La costumbre del blanqueo

En la era digital, que suele ser indulgente con la pereza intelectual, cualquiera que busque “blanqueo de capitales” encontrará en internet que refiere a un hecho delictivo. Es decir que se trata de dinero cuyo origen no se revela por ser ilícito y donde el autor actúa con dolo, lo que significa que tiene pleno conocimiento de actuar fuera de la ley y de todos modos lo lleva adelante. Pese a la incomodidad que genera la situación, por más que lo impulse un Gobierno, lo que se hace es tan específico que no puede recibir otro nombre que el de blanqueo.

El Senado comenzó a tratar la semana reciente las leyes aprobadas en Diputados como la Ley Bases y el paquete fiscal, que incluye un blanqueo de capitales. Uno más. Como apuntó el senador por la UCR Martín Lousteau, en Argentina cada cinco años hay un blanqueo.
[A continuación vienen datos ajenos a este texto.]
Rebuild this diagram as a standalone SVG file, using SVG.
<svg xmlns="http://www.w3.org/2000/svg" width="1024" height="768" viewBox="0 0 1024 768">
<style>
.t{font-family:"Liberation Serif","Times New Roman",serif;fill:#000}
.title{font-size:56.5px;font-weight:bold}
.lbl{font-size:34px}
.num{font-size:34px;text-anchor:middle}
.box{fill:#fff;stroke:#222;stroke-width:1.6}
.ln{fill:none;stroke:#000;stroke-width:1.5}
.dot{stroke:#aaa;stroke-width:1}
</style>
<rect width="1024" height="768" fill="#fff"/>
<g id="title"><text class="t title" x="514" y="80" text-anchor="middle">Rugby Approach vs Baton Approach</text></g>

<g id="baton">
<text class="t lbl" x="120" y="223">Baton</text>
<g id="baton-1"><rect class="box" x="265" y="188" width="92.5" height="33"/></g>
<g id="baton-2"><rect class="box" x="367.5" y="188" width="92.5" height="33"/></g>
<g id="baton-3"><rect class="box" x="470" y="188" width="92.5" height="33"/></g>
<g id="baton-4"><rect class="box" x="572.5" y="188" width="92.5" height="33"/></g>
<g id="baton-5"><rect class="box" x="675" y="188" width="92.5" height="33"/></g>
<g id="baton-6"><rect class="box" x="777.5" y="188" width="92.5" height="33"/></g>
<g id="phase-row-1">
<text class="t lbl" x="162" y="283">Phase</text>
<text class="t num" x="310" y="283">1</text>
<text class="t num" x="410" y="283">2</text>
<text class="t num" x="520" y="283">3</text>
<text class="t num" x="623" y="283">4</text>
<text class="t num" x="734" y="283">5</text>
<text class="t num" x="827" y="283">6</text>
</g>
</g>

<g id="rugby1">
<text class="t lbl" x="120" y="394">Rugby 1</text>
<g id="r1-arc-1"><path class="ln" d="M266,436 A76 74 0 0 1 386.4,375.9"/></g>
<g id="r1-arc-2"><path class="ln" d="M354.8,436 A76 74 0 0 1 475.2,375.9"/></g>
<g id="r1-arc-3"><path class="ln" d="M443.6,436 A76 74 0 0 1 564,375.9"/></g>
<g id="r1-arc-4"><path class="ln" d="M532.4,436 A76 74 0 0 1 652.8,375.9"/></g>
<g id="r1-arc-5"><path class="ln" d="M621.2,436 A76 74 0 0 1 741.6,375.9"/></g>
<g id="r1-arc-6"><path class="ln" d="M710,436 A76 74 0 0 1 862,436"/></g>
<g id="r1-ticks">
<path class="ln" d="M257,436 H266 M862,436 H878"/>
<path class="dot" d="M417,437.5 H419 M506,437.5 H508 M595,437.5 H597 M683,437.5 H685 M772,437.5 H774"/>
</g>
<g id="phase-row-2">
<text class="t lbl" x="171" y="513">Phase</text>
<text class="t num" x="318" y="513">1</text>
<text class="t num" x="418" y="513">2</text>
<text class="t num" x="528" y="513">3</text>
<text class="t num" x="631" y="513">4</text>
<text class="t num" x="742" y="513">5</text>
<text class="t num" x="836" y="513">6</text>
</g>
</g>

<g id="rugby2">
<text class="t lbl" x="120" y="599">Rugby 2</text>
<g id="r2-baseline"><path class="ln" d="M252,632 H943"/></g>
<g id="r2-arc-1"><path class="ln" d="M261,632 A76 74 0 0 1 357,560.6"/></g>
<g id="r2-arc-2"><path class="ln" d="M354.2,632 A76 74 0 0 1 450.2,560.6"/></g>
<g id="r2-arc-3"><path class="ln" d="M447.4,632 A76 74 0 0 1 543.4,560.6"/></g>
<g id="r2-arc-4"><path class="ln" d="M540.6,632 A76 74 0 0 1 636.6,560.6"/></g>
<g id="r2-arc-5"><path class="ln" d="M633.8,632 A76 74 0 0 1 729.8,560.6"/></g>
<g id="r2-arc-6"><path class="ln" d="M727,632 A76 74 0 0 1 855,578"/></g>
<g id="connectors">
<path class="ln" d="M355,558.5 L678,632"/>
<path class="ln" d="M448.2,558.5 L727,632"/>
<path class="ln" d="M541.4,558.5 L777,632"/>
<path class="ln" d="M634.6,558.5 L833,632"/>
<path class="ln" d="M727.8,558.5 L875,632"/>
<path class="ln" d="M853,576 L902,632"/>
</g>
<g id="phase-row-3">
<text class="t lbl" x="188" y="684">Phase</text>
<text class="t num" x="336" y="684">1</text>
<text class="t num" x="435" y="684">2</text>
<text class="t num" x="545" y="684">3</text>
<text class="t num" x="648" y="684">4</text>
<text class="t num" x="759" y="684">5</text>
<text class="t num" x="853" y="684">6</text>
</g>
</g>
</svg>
La ironía del legislador confirma una suerte de regla implícita en nuestro país: desde el regreso de la democracia todos los gobiernos, excepto el de Néstor Kirchner que gozó superávits gemelos, tuvo un blanqueo de capitales. Los motivos siempre son los mismos y apuntan a mejorar la recaudación, reingresando dinero que estaba fuera del circuito legal. También en todos los casos contaron con el aval del Congreso.

El blanqueo que propone el gobierno de Javier Milei plantea que se pueden ingresar hasta 100 mil dólares sin pagar ningún arancel. La cifra, claro está, parece estar a una distancia sideral de cualquier ahorro que tenga un vecino abajo del colchón. Como pasó siempre, los grandes beneficiarios de estos planes son las personas físicas con mayor capacidad de generar ingresos.
Según los análisis que viene poniendo en discusión la oposición en el Congreso, el nuevo proyecto sería uno de los blanqueos más amplios y permisivos de las últimas décadas. Al igual que lo que pasó con el implementado durante la gestión del expresidente Mauricio Macri, no inhabilita a los familiares de los actuales funcionarios.
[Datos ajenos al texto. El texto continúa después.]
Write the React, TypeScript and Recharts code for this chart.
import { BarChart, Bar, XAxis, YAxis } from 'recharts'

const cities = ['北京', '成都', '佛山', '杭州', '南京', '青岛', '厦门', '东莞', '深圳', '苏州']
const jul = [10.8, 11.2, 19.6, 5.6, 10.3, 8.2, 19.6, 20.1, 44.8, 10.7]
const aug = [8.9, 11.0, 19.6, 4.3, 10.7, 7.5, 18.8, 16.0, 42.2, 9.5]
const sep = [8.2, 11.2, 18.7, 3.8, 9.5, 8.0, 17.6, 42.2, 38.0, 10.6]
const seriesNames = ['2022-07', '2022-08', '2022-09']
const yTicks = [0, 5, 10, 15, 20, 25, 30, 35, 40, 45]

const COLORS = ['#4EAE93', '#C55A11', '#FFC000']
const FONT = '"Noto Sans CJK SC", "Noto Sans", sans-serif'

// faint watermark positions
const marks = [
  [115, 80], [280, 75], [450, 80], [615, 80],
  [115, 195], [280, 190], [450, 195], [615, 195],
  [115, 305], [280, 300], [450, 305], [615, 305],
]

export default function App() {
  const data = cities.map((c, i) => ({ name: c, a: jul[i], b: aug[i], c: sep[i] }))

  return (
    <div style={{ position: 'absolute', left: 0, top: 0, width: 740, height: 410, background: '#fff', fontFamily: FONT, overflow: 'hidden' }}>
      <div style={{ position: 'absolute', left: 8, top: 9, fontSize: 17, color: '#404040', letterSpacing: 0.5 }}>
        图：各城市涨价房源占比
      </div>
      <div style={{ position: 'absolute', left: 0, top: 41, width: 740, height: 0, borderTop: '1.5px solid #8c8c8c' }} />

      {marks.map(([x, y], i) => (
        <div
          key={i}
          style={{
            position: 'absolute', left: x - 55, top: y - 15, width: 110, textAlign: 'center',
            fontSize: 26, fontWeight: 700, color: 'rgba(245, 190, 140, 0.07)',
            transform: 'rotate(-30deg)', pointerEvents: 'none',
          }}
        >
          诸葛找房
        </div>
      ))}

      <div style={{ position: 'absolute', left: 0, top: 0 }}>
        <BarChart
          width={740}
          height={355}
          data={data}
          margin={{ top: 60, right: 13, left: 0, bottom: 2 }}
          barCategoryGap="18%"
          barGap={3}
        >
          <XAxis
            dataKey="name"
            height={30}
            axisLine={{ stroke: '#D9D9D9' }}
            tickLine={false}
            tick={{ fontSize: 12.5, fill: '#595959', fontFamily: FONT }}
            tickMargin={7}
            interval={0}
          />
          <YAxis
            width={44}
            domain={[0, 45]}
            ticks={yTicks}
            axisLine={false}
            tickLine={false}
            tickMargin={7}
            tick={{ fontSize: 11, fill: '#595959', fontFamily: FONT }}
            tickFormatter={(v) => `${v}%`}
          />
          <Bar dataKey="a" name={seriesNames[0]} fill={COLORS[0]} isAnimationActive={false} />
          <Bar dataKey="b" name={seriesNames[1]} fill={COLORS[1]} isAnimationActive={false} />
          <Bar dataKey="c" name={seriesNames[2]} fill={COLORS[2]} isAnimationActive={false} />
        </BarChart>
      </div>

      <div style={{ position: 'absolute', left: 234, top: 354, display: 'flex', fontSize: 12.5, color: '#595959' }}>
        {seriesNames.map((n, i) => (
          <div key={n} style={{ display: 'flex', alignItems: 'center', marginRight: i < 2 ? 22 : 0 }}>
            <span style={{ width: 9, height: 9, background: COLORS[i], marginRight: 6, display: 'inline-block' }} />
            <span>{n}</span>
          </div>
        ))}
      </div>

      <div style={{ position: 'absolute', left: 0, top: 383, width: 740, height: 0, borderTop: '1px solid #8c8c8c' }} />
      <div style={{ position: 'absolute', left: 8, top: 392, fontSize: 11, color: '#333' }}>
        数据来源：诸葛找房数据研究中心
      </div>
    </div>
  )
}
Las restricciones, por ahora y que se buscan ampliar en el debate legislativo, llegan a funcionarios y exfuncionarios de hasta cinco años hacia atrás.
Pero, como también se señaló en el debate legislativo, no hay intenciones de extenderlo para la función pública a más años, como señal de blindar estos mecanismos a fondos provenientes de la corrupción política, o a empresarios que se beneficiaron de regímenes impositivos nacionales y luego sacaron sus fortunas del país para encontrar una tributación más baja.

Más allá de cómo se termine implementando, que el blanqueo de capitales sea una política no de excepción sino casi inherente a cada administración nacional va en contra de lo que busca alentar: quién no tratará de evadir impuestos si está seguro que en la próxima administración puede ser premiado reingresando el dinero que no tributó y sin penalidades.

Esta suerte de calesita, en la que siempre existe la posibilidad de que ingresen fondos provenientes de delitos mayores como el tráfico de drogas, armas y hasta personas (algo que está penado por la Ley Lavado de Activos y el Financiamiento del Terrorismo) nunca termina de discutir la real defraudación que implica para la gran mayoría de los 47 millones de argentinos que no tiene estos beneficios.
Los jubilados que, independientemente de cualquier gestión vienen siendo el sector social más castigado, por ejemplo, no tienen opción de no pagar sus impuestos. A tal punto que hoy se discuten las jubilaciones por moratoria, cuyos años de aportes se descuentan de las adelgazadas jubilaciones mínimas a las que alcanzan después de una vida de trabajo.

La lista de sectores que no solo no tienen acceso a un blanqueo sino que, además, son el objetivo de recortes de algunos gobiernos puede extenderse ampliamente. Son los sectores que tienen voto, pero cuyos representantes parecen no comprender la delegación a la que accedieron o, en el mejor de los casos, solo toman en representación parcialmente los intereses demandados.